En ambos casos, las criaturas engendradas por el rigorismo doctrinal saudí lo
forzaron a tomar posición frente a ellas en un difícil ejercicio de equilibrio
entre su doctrina e intereses estratégicos.
Como un aprendiz de brujo, el reino de los Ibn Saúd afronta hoy el desafío de
la proclamación del califato islámico por las huestes de un salafismo radical
llevado a sus últimas consecuencias y en cuyas filas, como en Al Qaeda, figuran
numerosos combatientes de la Península arábiga. Pese a ser la referencia
religiosa del islam suní, Riad, aunque sin agregar sus tropas al Ejército
iraquí y peshmergas kurdos que frenan su ofensiva, forma parte de la coalición
occidental que lo combate. En otras palabras, aplaude por un lado la campaña
militar de los “cruzados”, como lo acusan las redes sociales de la nebulosa
extremista, mientras suministra por otro sus armas a los grupos yihadistas que
luchan contra El Asad por la amenaza que representa el llamado “arco chií” en
su rivalidad estratégica y religiosa con Teherán por la supremacía espiritual
en el mundo islámico.
La sociedad saudí está descontenta por la rigidez religiosa y el injusto
reparto de la riqueza
No obstante, el férreo control del sistema, la sociedad saudí bulle hoy de un
descontento provocado por el rígido encuadre religioso y tribal y la injusta
distribución de la riqueza procedente del oro negro.
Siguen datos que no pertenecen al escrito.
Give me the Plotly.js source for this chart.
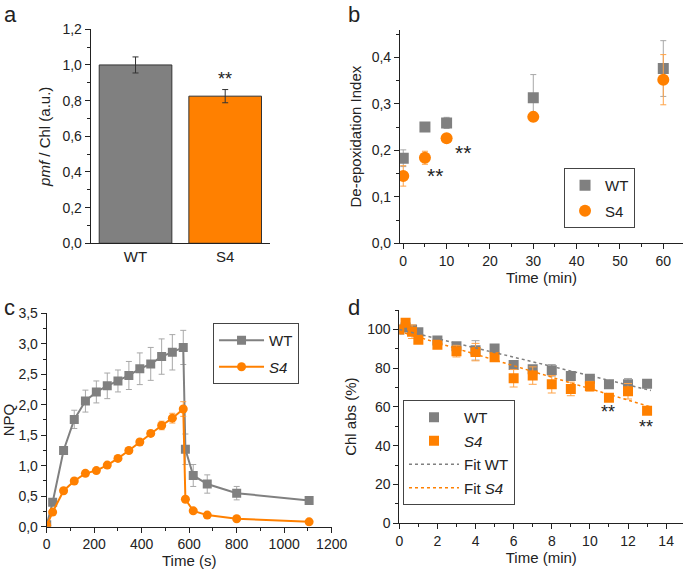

El país es una olla de
presión en la que hierve una contestación que no se puede aplacar con los paños
fríos de las cautelosas reformas emprendidas por el actual monarca ni con la
improvisada asistencia social a la masa de los desfavorecidos.
Cuatro. Vuelvo al episodio de mi frustrado documental sobre la peregrinación
cuyo escrito incluí en mi libro De la Ceca a la Meca mientras hojeo las
estadísticas de la increíble tasa de analfabetismo en el mundo árabe y constato
la incapacidad de sus sistemas educativos para enfrentarse a los desafíos de la
modernidad más allá de las meras innovaciones tecnológicas. El dinero que se
derrocha hoy en gastos suntuarios y promoción de su imagen o marca no se destina
en ningún caso a colmar dicho vacío. El adoctrinamiento excluye totalmente el
rico legado literario y filosófico de los primeros siglos de la gran cultura
islámica bajo los omeyas, abasíes y en el Andalus.
Recuerdo que un tiempo después de mi fracaso recibí una invitación de Riad para
asistir allí a un coloquio sobre el diálogo intercultural. Pero en un país en
donde Ibn Rush (Averroes) está prohibido por ser racionalista, Ibn Arabi por
místico y Las mil y una noches por “licenciosa”, me dije para mis adentros, ¿de
qué clase de cultura estarían hablando?